PERHAPS THE Americans should consider offering citizenship to Max Mirnyi, the 21-year-old from Belarus resident in Florida who teamed up with Serena Williams, sister of the more famous Venus, to win the mixed doubles title.

They played together at Wimbledon, which they also won, when Max's dad, Nikolai, arranged the partnership because his son was too shy to approach Serena. The Minsk-born Max and the girl from a Los Angeles ghetto hit it off at once, finding a mutual interest in reggae and talking during the changeovers about films and food. Serena's success completes a triumph for the Williams family which is one for the trivia question devotees. The girls have completed a Grand Slam of mixed doubles this year, since Venus won the Australian and French Opens with Justin Gimelstob.

PETE SAMPRAS remains single-minded in pursuit of his holy grail, a 12th and record-equalling Grand Slam singles title, admitting: "Whenever a Grand Slam comes around, everything else in my life just stops dead. There's something significant and historic about the Slams and I put a lot of internal pressure on myself to do well in them. That's why I am so miserable when I lose a Slam."

So the International Tennis Federation will be keeping fingers crossed that Sampras's interest extends to the Compaq Grand Slam Cup at the end of this month in Munich, in which the 12 men and eight women who have done best in this year's four Slams compete for a vast pot of money.
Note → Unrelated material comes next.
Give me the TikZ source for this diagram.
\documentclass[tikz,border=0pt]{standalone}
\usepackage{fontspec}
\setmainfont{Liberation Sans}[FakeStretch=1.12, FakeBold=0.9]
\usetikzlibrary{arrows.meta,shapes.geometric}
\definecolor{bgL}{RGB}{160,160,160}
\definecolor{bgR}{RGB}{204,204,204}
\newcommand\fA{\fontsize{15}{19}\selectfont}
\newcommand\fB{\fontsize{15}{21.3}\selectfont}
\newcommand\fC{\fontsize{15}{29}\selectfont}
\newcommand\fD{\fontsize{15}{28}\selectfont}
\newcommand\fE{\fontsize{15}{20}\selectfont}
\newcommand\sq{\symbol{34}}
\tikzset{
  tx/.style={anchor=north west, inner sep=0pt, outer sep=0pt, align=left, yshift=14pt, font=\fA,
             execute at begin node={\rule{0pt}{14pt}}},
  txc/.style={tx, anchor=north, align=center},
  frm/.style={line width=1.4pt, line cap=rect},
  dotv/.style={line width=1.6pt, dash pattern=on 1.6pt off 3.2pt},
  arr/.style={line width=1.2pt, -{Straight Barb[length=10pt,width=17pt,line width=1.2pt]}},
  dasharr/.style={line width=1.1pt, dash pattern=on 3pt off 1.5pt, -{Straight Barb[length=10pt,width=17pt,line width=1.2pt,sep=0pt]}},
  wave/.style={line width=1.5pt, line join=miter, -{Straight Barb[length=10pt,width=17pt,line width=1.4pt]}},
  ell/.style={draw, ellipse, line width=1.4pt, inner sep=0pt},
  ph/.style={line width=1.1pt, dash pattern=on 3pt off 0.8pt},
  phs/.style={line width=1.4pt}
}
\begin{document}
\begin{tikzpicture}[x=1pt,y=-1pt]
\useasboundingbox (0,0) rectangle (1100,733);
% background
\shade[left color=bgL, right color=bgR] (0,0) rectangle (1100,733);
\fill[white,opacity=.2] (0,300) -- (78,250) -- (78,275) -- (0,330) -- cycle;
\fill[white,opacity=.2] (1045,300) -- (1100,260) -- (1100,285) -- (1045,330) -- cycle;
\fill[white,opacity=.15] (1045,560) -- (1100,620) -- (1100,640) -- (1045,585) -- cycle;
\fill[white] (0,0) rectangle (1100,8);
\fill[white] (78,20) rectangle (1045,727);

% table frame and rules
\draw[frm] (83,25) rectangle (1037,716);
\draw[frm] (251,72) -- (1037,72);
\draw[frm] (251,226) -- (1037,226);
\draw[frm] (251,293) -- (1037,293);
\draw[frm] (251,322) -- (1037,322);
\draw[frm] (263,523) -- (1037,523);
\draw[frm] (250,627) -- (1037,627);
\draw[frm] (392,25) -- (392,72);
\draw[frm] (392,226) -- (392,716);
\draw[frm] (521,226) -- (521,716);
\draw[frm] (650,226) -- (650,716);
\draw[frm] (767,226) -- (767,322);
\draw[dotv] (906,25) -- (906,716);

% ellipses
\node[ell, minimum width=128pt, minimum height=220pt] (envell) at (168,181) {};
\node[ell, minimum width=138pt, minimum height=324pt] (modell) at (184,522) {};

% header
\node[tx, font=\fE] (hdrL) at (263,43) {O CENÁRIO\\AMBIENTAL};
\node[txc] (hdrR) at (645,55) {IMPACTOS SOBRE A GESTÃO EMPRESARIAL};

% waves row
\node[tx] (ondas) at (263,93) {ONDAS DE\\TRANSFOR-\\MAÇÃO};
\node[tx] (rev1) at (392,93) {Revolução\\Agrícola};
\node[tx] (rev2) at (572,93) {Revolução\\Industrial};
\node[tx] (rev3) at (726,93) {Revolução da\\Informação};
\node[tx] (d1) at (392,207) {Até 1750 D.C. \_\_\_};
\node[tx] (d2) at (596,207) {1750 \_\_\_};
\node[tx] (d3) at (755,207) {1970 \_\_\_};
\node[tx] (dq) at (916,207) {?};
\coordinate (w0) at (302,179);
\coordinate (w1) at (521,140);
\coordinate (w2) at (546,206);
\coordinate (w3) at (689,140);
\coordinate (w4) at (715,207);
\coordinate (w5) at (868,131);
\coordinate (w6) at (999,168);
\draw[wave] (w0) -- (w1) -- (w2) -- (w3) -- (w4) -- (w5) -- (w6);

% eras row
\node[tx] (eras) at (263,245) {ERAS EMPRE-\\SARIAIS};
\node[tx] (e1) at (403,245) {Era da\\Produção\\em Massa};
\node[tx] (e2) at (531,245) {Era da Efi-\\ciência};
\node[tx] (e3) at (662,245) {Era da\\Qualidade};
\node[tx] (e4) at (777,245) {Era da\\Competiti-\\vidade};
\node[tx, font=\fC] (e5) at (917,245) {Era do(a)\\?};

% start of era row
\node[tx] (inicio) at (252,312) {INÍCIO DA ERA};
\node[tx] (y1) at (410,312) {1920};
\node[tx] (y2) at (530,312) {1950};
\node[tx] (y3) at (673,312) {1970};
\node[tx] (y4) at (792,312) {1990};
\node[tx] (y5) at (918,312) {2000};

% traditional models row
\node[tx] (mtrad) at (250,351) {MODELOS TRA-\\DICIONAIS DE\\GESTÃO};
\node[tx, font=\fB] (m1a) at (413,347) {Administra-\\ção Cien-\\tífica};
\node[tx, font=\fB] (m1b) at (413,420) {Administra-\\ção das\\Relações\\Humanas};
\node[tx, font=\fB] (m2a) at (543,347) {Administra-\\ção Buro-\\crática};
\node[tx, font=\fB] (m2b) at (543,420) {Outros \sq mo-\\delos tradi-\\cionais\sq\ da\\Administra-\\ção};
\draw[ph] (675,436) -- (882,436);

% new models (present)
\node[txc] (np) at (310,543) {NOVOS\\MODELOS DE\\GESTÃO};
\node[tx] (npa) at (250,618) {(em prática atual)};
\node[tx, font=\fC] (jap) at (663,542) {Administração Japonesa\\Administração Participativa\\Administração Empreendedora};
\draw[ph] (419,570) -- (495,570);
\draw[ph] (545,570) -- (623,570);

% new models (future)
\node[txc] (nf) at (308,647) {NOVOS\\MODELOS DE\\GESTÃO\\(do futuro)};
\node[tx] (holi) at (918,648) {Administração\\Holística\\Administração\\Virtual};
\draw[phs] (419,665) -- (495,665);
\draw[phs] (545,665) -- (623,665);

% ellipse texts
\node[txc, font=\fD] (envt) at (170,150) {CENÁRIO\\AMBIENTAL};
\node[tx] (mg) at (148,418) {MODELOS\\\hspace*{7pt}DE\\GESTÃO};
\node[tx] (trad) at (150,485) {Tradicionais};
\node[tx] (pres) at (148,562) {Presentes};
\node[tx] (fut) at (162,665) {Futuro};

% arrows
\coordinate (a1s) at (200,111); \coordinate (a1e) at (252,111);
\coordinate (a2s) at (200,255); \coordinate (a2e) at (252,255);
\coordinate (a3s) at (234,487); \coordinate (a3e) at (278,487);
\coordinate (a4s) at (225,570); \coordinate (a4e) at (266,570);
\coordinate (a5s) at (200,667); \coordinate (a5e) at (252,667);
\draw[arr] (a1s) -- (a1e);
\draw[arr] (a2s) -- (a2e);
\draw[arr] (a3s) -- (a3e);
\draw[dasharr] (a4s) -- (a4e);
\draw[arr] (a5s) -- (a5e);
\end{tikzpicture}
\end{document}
Despite the cash temptation, several players who have qualified seem set to turn their backs on the event.

In the same week, a new tournament, organised by Ion Tiriac, will be staged in Majorca and two Spaniards who have qualified for the Grand Slam Cup, Carlos Moya and Alex Corretja, have indicated that they will be playing in Spain. There is the further disappointment, in the first year that women have taken part in the Munich tournament, that Monica Seles has said she has no intention of appearing. Seles has not competed in, or even visited, Germany since she was stabbed on court by a deranged Steffi Graf fan in April 1993.